For a startup, though, if it succeeds, you have to assume that a good portion of the code will eventually be refactored at some point, or retired as the buisiness is flushed out.
I have a feeling we'll also see some projects for transferring Lambdas between IaaS providers, including on-Prem at some point. I'd be more concerned about lockin at the DB-level but even that could be accounted for with up-front decisions to not use Dynamo, etc. if you were really concerned.
>> But I don't want Amazon/Google/Whoever suddenly raising their rates 2 years from now causing my startup to go under because the margins are so tight.
What kind of businesses run on very tight margins, that even some increase in the IT bill can cause them to fail ?

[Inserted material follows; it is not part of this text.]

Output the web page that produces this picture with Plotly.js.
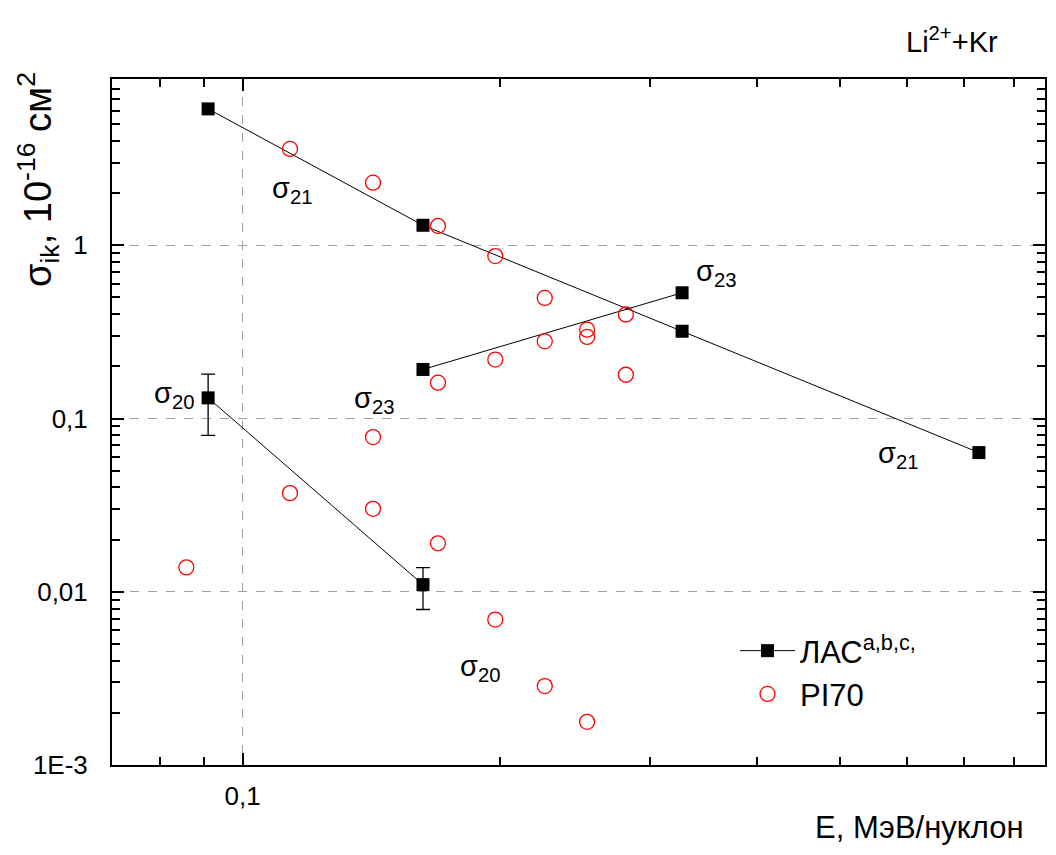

> What kind of businesses run on very tight margins, that even some increase in the IT bill can cause them to fail ?
Well, Startups! That's sort of common for startups, isn't it? I realize the term is basically being used to describe almost all "small businesses" these days, but I think it's fairly common for startups to have very short runway. That would (ideally) get longer as the startup matures. But I don't think it's uncommon at all.
Next to the nice drawings and good tips on testing I 100% agree with the message. Lambda has enabled me to run a fledgling business and I’m porting my last Puppeteer EC2 workloads to Lambda as we speak. Node 8 and the new Layers feature made this possible.
I was recently talking with some folks at an incubator about a website I was building, and one of the technical guys suggested I consider switching to serverless before launching (and I thought it was a good suggestion).
Serverless is an easy way for startups to overcome one of the harder technical challenges: scalability. This is purely anecdotal, but the majority of startups I've seen - including my own work - do not have the time or expertise to build out robust auto-scaling systems. They also don't have the money to dump onto a bunch of servers they can fall back to when needed.
But auto-scaling is arguably more important for startups than for well-established companies. Thanks to the unpredictablity of some random high-visibility influencer or journalist sharing your product without notifying you, it's easy for smaller startups to suddenly get hit with traffic that they can't handle with whatever infrastructure they have in place. Sometimes you only get one shot, and if a hundred thousand people hit an empty 503 page on their first visit, they may not come back for another try. Serverless design greatly mitigates that problem.
> Serverless is an easy way for startups to overcome one of the harder technical challenges: scalability.
Only as long as you (like Amazon's post) don't have a relational database in that architecture graph.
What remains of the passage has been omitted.